This piece, by Health Justice Director Nisha Agarwal, will appear in the upcoming issue of NYLPI’s Pro Bono Clearinghouse newsletter. It discusses a case that the Health Justice team worked on in conjunction with NYLPI’s Disability Law Center and advocates from around the country.
Imagine going to a hospital for heart surgery and not being able to communicate with your doctor or any of the nursing staff. Imagine that your 13- and 9-year old children are made to serve as your voice instead: to ask questions for you, to explain the procedures to you, to tell you that post-surgery you had a stroke. Imagine that your children are given pagers and pulled out of school whenever hospital staff need to speak with you, and that the younger child later attempts suicide because he thinks the problems you suffered in the hospital were his fault. After all, his 9-year old vocabulary couldn’t find the right words to describe what was happening — to you, to himself or to others.
These are, roughly, the facts of Loeffler v. Staten Island University Hospital, a case decided by the Second Circuit Court of Appeals on October 6, 2009. Robert Loeffler was a man who was profoundly deaf and sued Staten Island University Hospital for failure to provide him with a qualified sign language interpreter, as required under the Americans with Disabilities Act and the Rehabilitation Act. NYLPI became involved with the case at the appeals level, organizing a broad national coalition of disability and language rights groups to provide amicus support to the plaintiffs. Our brief highlighted two issues: (1) the proper legal standard to apply in “deliberate indifference” cases of this kind under disability law and (2) the importance of having competent, qualified medical interpreters in the health care setting, not just for people who are deaf but also for individuals with limited English proficiency and other communication barriers. Our coalition of amici wanted the members of the court to understand not only the legal right they were being asked to clarify but also, more importantly, its significance.

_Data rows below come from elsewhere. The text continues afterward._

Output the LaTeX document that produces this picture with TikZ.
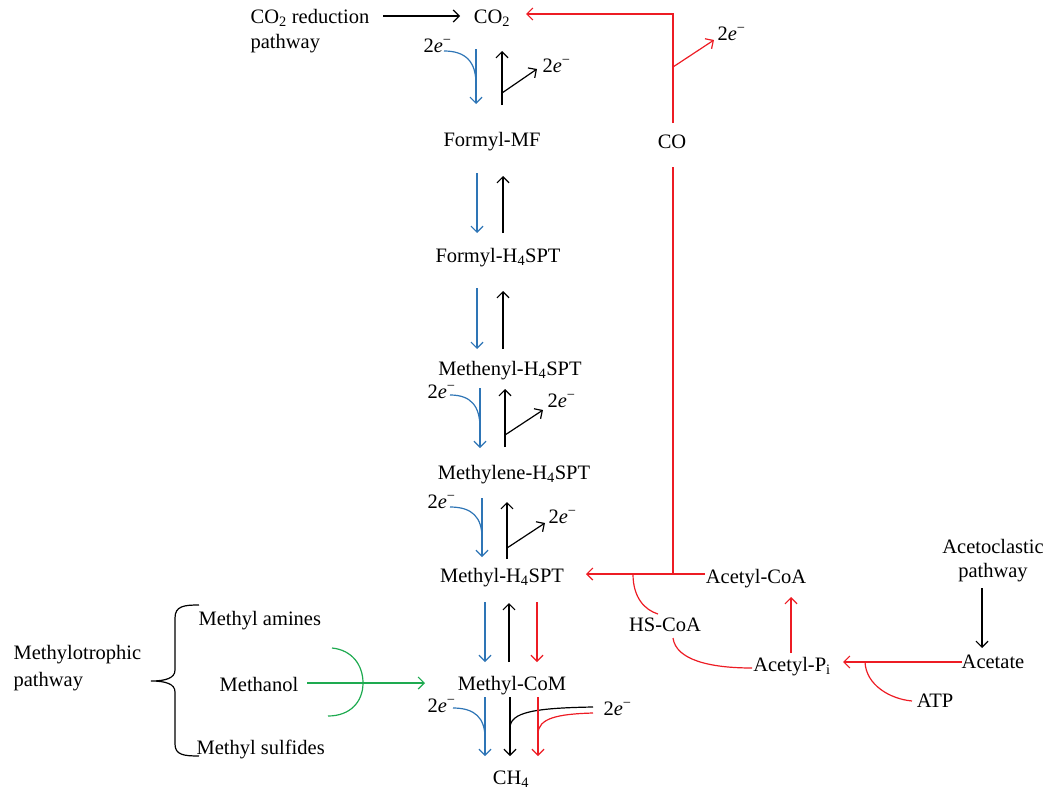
\documentclass[tikz,border=0pt]{standalone}
\usepackage{fontspec}
\setmainfont{Liberation Serif}
\usetikzlibrary{arrows.meta}
\definecolor{cblue}{RGB}{46,117,182}
\definecolor{cred}{RGB}{237,28,36}
\definecolor{cgreen}{RGB}{30,170,80}
\newcommand{\tE}{2\textit{e}\textsuperscript{−}}
\begin{document}
\begin{tikzpicture}[x=1pt,y=-1pt,line width=1.2pt,
  lbl/.style={inner sep=0pt,anchor=base,font=\fontsize{20.5}{24}\selectfont},
  lblw/.style={lbl,anchor=base west},
  arr/.style={-{Straight Barb[length=6pt,width=12pt]}},
  bl/.style={cblue},
  rd/.style={cred},
  gr/.style={cgreen}]
\useasboundingbox (0,0) rectangle (1045,790);
% ---------- main column ----------
\node[lblw] (co2red) at (250,23) {CO\textsubscript{2} reduction};
\node[lblw] (co2redb) at (250,48) {pathway};
\node[lbl] (co2) at (492,23) {CO\textsubscript{2}};
\node[lbl] (fmf) at (492,146) {Formyl-MF};
\node[lbl] (fh4) at (498,262) {Formyl-H\textsubscript{4}SPT};
\node[lbl] (menyl) at (510,375) {Methenyl-H\textsubscript{4}SPT};
\node[lbl] (mlene) at (514,479) {Methylene-H\textsubscript{4}SPT};
\node[lbl] (mh4) at (502,582) {Methyl-H\textsubscript{4}SPT};
\node[lbl] (mcom) at (512,690) {Methyl-CoM};
\node[lbl] (ch4) at (511,784) {CH\textsubscript{4}};
% 2e- labels
\node[lblw] (e1) at (423,52) {\tE};
\node[lblw] (e2) at (542,72) {\tE};
\node[lblw] (e3) at (427,398) {\tE};
\node[lblw] (e4) at (547,407) {\tE};
\node[lblw] (e5) at (427,508) {\tE};
\node[lblw] (e6) at (548,523) {\tE};
\node[lblw] (e7) at (427,712) {\tE};
\node[lblw] (e8) at (603,715) {\tE};
\node[lblw] (e9) at (717,40) {\tE};
% CO2 reduction arrow
\draw[arr] (383,16) -- (460,16);
% CO2 <-> Formyl-MF
\draw[bl,arr] (476,49) -- (476,104);
\draw[bl] (444,51) .. controls (466,51) and (476,62) .. (476,84);
\draw[arr] (502,105) -- (502,51);
\draw[arr] (502,93) -- (537,69);
% Formyl-MF <-> Formyl-H4SPT
\draw[bl,arr] (477,173) -- (477,233);
\draw[arr] (503,233) -- (503,176);
% Formyl-H4SPT <-> Methenyl
\draw[bl,arr] (477,288) -- (477,349);
\draw[arr] (503,349) -- (503,291);
% Methenyl <-> Methylene
\draw[bl,arr] (480,388) -- (480,448);
\draw[bl] (450,395) .. controls (471,395) and (480,406) .. (480,428);
\draw[arr] (505,447) -- (505,389);
\draw[arr] (505,435) -- (543,410);
% Methylene <-> Methyl-H4SPT
\draw[bl,arr] (482,498) -- (482,557);
\draw[bl] (450,507) .. controls (472,507) and (482,517) .. (482,538);
\draw[arr] (507,559) -- (507,502);
\draw[arr] (507,548) -- (545,523);
% Methyl-H4SPT <-> Methyl-CoM
\draw[bl,arr] (485,602) -- (485,662);
\draw[arr] (509,662) -- (509,603);
\draw[rd,arr] (537,602) -- (537,662);
% Methyl-CoM -> CH4
\draw[bl,arr] (485,697) -- (485,756);
\draw[bl] (453,708) .. controls (475,708) and (485,718) .. (485,738);
\draw[arr] (510,697) -- (510,756);
\draw (593,707) .. controls (535,708) and (510,712) .. (510,728);
\draw[rd,arr] (538,697) -- (538,756);
\draw[rd] (593,713) .. controls (558,714) and (538,718) .. (538,734);
% ---------- CO branch ----------
\node[lbl] (co) at (672,148) {CO};
\coordinate (cotop) at (673,14);
\draw[rd,arr] (673,123) -- (cotop) -- (526,14);
\draw[rd,arr] (673,67) -- (714,40);
\draw[rd] (673,167) -- (673,574);
% ---------- acetoclastic ----------
\node[lbl] (acoa) at (756,583) {Acetyl-CoA};
\node[lbl] (hscoa) at (665,631) {HS-CoA};
\node[lbl] (api) at (792,671) {Acetyl-P\textsubscript{i}};
\node[lbl] (acet) at (993,668) {Acetate};
\node[lbl] (atp) at (935,707) {ATP};
\node[lbl] (acl1) at (993,553) {Acetoclastic};
\node[lbl] (acl2) at (993,577) {pathway};
\draw[rd,arr] (705,574) -- (586,574);
\draw[rd] (633,574) .. controls (633,598) and (645,610) .. (658,614);
\draw[rd] (673,638) .. controls (676,660) and (710,668) .. (752,668);
\draw[rd,arr] (791,653) -- (791,597);
\draw[rd,arr] (962,662) -- (843,662);
\draw[rd] (865,662) .. controls (866,685) and (890,699) .. (912,701);
\draw[arr] (982,588) -- (982,648);
% ---------- methylotrophic ----------
\node[lblw] (mt1) at (13,659) {Methylotrophic};
\node[lblw] (mt2) at (13,686) {pathway};
\node[lblw] (mam) at (198,625) {Methyl amines};
\node[lbl] (meoh) at (259,691) {Methanol};
\node[lblw] (msulf) at (196,754) {Methyl sulfides};
\draw (199,605) .. controls (184,605) and (175,606) .. (175,618) -- (175,670)
  .. controls (175,678) and (166,681) .. (151,681)
  .. controls (166,681) and (175,684) .. (175,692) -- (175,744)
  .. controls (175,755) and (184,756) .. (199,756);
\draw[gr,arr] (307,683) -- (425,683);
\draw[gr] (332,648) .. controls (352,650) and (363,665) .. (363,683)
  .. controls (363,702) and (350,716) .. (328,716);
\end{tikzpicture}
\end{document}
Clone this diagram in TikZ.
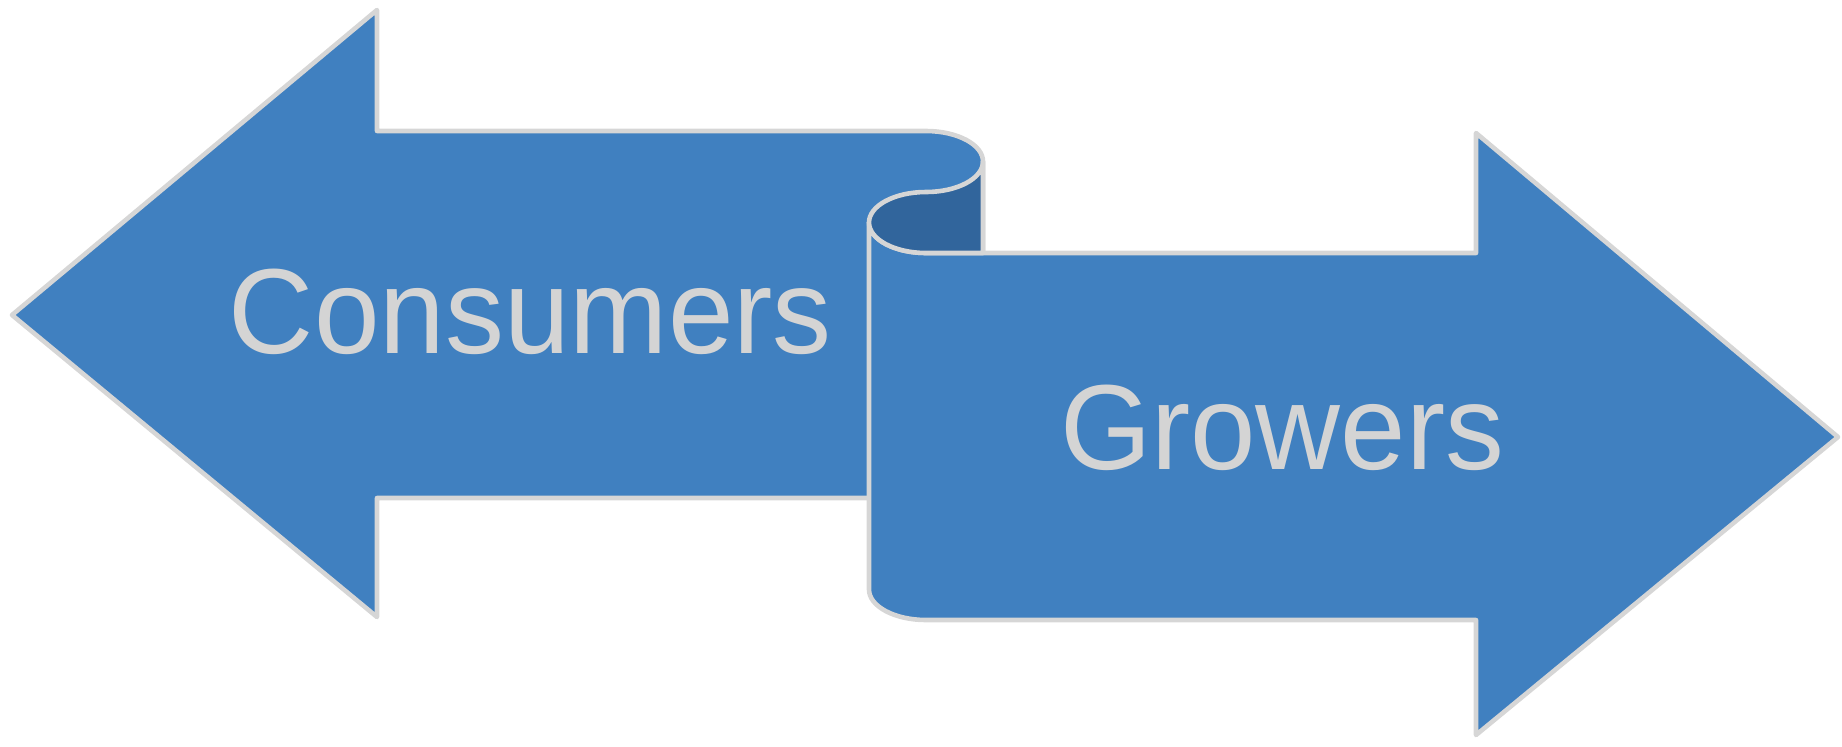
\documentclass[tikz,border=0pt]{standalone}
\usepackage{fontspec}
\setmainfont{Liberation Sans}
\definecolor{arrowblue}{RGB}{64,128,192}
\definecolor{curlblue}{RGB}{49,101,156}
\definecolor{edgegray}{RGB}{214,214,214}
\definecolor{textgray}{RGB}{212,212,212}
\begin{document}
\begin{tikzpicture}[x=0.5pt,y=-0.5pt,
  band/.style={fill=arrowblue, draw=edgegray, line width=2.3pt, line join=round},
  curlback/.style={fill=curlblue, draw=edgegray, line width=2.3pt, line join=round},
  lbl/.style={text=textgray, font=\fontsize{60.5}{70}\selectfont, anchor=base, inner sep=0pt}]
\useasboundingbox (0,0) rectangle (1842,746);
% left arrow (Consumers)
\draw[band] (12,315) -- (377,10) -- (377,131) -- (926,131)
  .. controls (957.5,131) and (983,144.7) .. (983,161.5)
  -- (983,498) -- (377,498) -- (377,617) -- cycle;
% right arrow (Growers)
\draw[band] (1838,437) -- (1476,133) -- (1476,253) -- (926,253)
  .. controls (894.5,253) and (869,239.3) .. (869,222.5)
  -- (869,589.5)
  .. controls (869,606.3) and (894.5,620) .. (926,620)
  -- (1476,620) -- (1476,735) -- cycle;
% back of the curl
\draw[curlback] (983,161.5)
  .. controls (983,178.3) and (957.5,192) .. (926,192)
  .. controls (894.5,192) and (869,205.7) .. (869,222.5)
  .. controls (869,239.3) and (894.5,253) .. (926,253)
  -- (983,253) -- cycle;
\node[lbl] (consumers) at (530.5,353) {\resizebox{301.5pt}{\height}{Consumers}};
\node[lbl] (growers) at (1282,469.5) {\resizebox{222pt}{\height}{Growers}};
\end{tikzpicture}
\end{document}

And understand they did. Oral arguments took place in March and were notable for the impassioned questioning of one judge on the panel, who described as “inhumane” the use of the Loeffler children as interpreters. The court’s eventual decision found for the Loefflers on all points of law and remanded to the district court for trial. In the concurrence, the court concluded, powerfully, by recognizing that the case is “not the dawn of never-ending liability for the Hospital, it is what Congress required – a link to the hearing world.” For NYLPI, the case was an important opportunity to bridge the disability and language access communities and take part in an important victory for many of the communities we serve.